## What is being asked
Every line of the listing must be reproduced as it stands. Leave the images behind.

## Dataset excerpt
********************

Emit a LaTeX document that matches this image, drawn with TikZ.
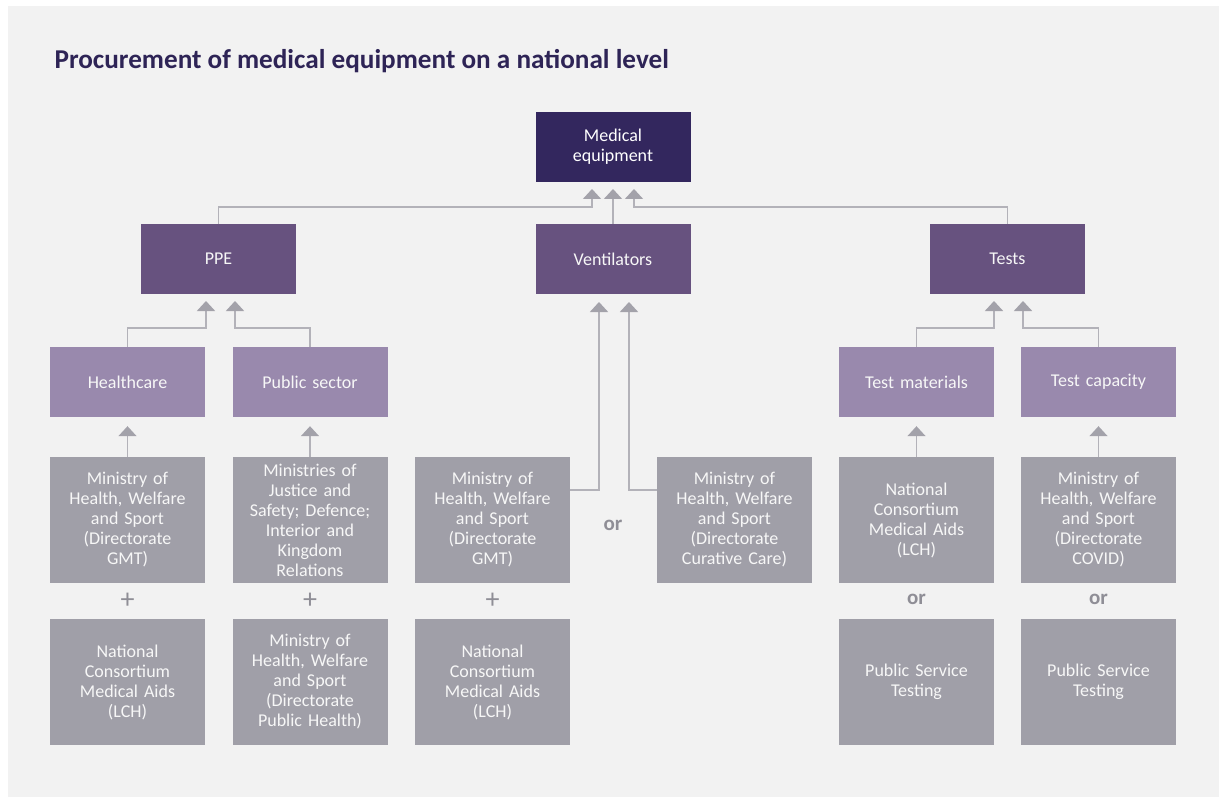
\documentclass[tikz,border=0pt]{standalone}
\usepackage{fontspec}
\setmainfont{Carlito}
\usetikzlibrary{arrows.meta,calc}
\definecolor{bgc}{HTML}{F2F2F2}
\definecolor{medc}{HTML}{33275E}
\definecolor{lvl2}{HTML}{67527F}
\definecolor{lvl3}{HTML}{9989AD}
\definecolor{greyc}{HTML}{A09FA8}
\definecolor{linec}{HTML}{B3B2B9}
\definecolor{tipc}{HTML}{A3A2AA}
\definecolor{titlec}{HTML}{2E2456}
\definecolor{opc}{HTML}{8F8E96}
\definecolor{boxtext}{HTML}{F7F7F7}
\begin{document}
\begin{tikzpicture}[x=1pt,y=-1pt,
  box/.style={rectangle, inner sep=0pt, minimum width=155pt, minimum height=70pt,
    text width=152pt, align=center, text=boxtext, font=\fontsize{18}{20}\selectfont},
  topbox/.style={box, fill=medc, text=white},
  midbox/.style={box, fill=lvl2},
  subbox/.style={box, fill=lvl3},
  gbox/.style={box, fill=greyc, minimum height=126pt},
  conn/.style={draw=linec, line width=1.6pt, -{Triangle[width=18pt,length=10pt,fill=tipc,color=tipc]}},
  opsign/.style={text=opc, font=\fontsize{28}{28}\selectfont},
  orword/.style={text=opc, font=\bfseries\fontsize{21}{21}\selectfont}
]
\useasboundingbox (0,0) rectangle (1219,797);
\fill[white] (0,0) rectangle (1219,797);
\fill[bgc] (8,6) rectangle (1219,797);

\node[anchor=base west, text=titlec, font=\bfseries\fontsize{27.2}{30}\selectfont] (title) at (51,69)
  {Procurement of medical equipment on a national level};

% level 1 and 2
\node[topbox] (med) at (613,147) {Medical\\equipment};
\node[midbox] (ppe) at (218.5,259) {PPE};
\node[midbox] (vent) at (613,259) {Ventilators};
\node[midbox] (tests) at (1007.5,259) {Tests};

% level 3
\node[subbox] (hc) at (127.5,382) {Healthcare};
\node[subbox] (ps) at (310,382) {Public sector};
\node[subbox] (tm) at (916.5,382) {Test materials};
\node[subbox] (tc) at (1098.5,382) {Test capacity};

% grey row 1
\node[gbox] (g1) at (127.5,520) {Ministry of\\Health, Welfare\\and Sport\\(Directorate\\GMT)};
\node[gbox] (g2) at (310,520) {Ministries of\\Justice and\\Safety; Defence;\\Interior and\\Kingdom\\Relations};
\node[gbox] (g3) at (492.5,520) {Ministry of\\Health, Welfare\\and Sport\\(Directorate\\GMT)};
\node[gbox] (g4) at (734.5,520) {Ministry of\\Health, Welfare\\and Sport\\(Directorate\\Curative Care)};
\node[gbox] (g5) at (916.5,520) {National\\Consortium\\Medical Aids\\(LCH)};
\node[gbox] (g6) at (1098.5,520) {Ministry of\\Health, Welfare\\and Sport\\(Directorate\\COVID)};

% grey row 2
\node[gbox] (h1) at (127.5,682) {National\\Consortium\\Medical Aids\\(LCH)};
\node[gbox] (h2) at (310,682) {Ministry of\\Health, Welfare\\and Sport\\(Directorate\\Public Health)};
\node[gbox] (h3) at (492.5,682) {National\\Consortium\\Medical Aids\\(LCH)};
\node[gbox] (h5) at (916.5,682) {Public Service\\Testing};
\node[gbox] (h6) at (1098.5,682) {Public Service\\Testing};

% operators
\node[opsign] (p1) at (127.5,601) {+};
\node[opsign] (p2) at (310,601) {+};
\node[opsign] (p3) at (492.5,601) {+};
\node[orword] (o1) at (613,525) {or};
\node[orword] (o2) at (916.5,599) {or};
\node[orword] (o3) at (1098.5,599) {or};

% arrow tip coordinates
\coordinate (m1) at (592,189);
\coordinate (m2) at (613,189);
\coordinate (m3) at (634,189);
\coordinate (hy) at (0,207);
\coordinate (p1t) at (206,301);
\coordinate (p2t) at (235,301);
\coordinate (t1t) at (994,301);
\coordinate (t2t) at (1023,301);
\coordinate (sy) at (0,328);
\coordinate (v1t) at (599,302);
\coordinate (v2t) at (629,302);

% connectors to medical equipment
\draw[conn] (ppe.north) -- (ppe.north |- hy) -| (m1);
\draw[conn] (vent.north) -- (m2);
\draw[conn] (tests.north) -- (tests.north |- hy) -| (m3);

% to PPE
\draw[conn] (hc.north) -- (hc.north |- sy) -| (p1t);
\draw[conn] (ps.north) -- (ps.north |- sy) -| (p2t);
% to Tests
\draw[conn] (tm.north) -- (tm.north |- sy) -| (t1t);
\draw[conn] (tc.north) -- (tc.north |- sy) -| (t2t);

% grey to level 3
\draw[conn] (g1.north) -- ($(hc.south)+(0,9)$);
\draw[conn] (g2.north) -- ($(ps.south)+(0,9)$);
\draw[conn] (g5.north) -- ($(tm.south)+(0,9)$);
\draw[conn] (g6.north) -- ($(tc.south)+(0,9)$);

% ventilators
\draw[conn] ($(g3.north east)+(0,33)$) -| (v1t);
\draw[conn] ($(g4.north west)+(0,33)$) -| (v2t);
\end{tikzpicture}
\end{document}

********************

## Task output
Emit a LaTeX document that matches this image, drawn with TikZ.
\documentclass[tikz,border=0pt]{standalone}
\usepackage{fontspec}
\setmainfont{Carlito}
\usetikzlibrary{arrows.meta,calc}
\definecolor{bgc}{HTML}{F2F2F2}
\definecolor{medc}{HTML}{33275E}
\definecolor{lvl2}{HTML}{67527F}
\definecolor{lvl3}{HTML}{9989AD}
\definecolor{greyc}{HTML}{A09FA8}
\definecolor{linec}{HTML}{B3B2B9}
\definecolor{tipc}{HTML}{A3A2AA}
\definecolor{titlec}{HTML}{2E2456}
\definecolor{opc}{HTML}{8F8E96}
\definecolor{boxtext}{HTML}{F7F7F7}
\begin{document}
\begin{tikzpicture}[x=1pt,y=-1pt,
  box/.style={rectangle, inner sep=0pt, minimum width=155pt, minimum height=70pt,
    text width=152pt, align=center, text=boxtext, font=\fontsize{18}{20}\selectfont},
  topbox/.style={box, fill=medc, text=white},
  midbox/.style={box, fill=lvl2},
  subbox/.style={box, fill=lvl3},
  gbox/.style={box, fill=greyc, minimum height=126pt},
  conn/.style={draw=linec, line width=1.6pt, -{Triangle[width=18pt,length=10pt,fill=tipc,color=tipc]}},
  opsign/.style={text=opc, font=\fontsize{28}{28}\selectfont},
  orword/.style={text=opc, font=\bfseries\fontsize{21}{21}\selectfont}
]
\useasboundingbox (0,0) rectangle (1219,797);
\fill[white] (0,0) rectangle (1219,797);
\fill[bgc] (8,6) rectangle (1219,797);

\node[anchor=base west, text=titlec, font=\bfseries\fontsize{27.2}{30}\selectfont] (title) at (51,69)
  {Procurement of medical equipment on a national level};

% level 1 and 2
\node[topbox] (med) at (613,147) {Medical\\equipment};
\node[midbox] (ppe) at (218.5,259) {PPE};
\node[midbox] (vent) at (613,259) {Ventilators};
\node[midbox] (tests) at (1007.5,259) {Tests};

% level 3
\node[subbox] (hc) at (127.5,382) {Healthcare};
\node[subbox] (ps) at (310,382) {Public sector};
\node[subbox] (tm) at (916.5,382) {Test materials};
\node[subbox] (tc) at (1098.5,382) {Test capacity};

% grey row 1
\node[gbox] (g1) at (127.5,520) {Ministry of\\Health, Welfare\\and Sport\\(Directorate\\GMT)};
\node[gbox] (g2) at (310,520) {Ministries of\\Justice and\\Safety; Defence;\\Interior and\\Kingdom\\Relations};
\node[gbox] (g3) at (492.5,520) {Ministry of\\Health, Welfare\\and Sport\\(Directorate\\GMT)};
\node[gbox] (g4) at (734.5,520) {Ministry of\\Health, Welfare\\and Sport\\(Directorate\\Curative Care)};
\node[gbox] (g5) at (916.5,520) {National\\Consortium\\Medical Aids\\(LCH)};
\node[gbox] (g6) at (1098.5,520) {Ministry of\\Health, Welfare\\and Sport\\(Directorate\\COVID)};

% grey row 2
\node[gbox] (h1) at (127.5,682) {National\\Consortium\\Medical Aids\\(LCH)};
\node[gbox] (h2) at (310,682) {Ministry of\\Health, Welfare\\and Sport\\(Directorate\\Public Health)};
\node[gbox] (h3) at (492.5,682) {National\\Consortium\\Medical Aids\\(LCH)};
\node[gbox] (h5) at (916.5,682) {Public Service\\Testing};
\node[gbox] (h6) at (1098.5,682) {Public Service\\Testing};

% operators
\node[opsign] (p1) at (127.5,601) {+};
\node[opsign] (p2) at (310,601) {+};
\node[opsign] (p3) at (492.5,601) {+};
\node[orword] (o1) at (613,525) {or};
\node[orword] (o2) at (916.5,599) {or};
\node[orword] (o3) at (1098.5,599) {or};

% arrow tip coordinates
\coordinate (m1) at (592,189);
\coordinate (m2) at (613,189);
\coordinate (m3) at (634,189);
\coordinate (hy) at (0,207);
\coordinate (p1t) at (206,301);
\coordinate (p2t) at (235,301);
\coordinate (t1t) at (994,301);
\coordinate (t2t) at (1023,301);
\coordinate (sy) at (0,328);
\coordinate (v1t) at (599,302);
\coordinate (v2t) at (629,302);

% connectors to medical equipment
\draw[conn] (ppe.north) -- (ppe.north |- hy) -| (m1);
\draw[conn] (vent.north) -- (m2);
\draw[conn] (tests.north) -- (tests.north |- hy) -| (m3);

% to PPE
\draw[conn] (hc.north) -- (hc.north |- sy) -| (p1t);
\draw[conn] (ps.north) -- (ps.north |- sy) -| (p2t);
% to Tests
\draw[conn] (tm.north) -- (tm.north |- sy) -| (t1t);
\draw[conn] (tc.north) -- (tc.north |- sy) -| (t2t);

% grey to level 3
\draw[conn] (g1.north) -- ($(hc.south)+(0,9)$);
\draw[conn] (g2.north) -- ($(ps.south)+(0,9)$);
\draw[conn] (g5.north) -- ($(tm.south)+(0,9)$);
\draw[conn] (g6.north) -- ($(tc.south)+(0,9)$);

% ventilators
\draw[conn] ($(g3.north east)+(0,33)$) -| (v1t);
\draw[conn] ($(g4.north west)+(0,33)$) -| (v2t);
\end{tikzpicture}
\end{document}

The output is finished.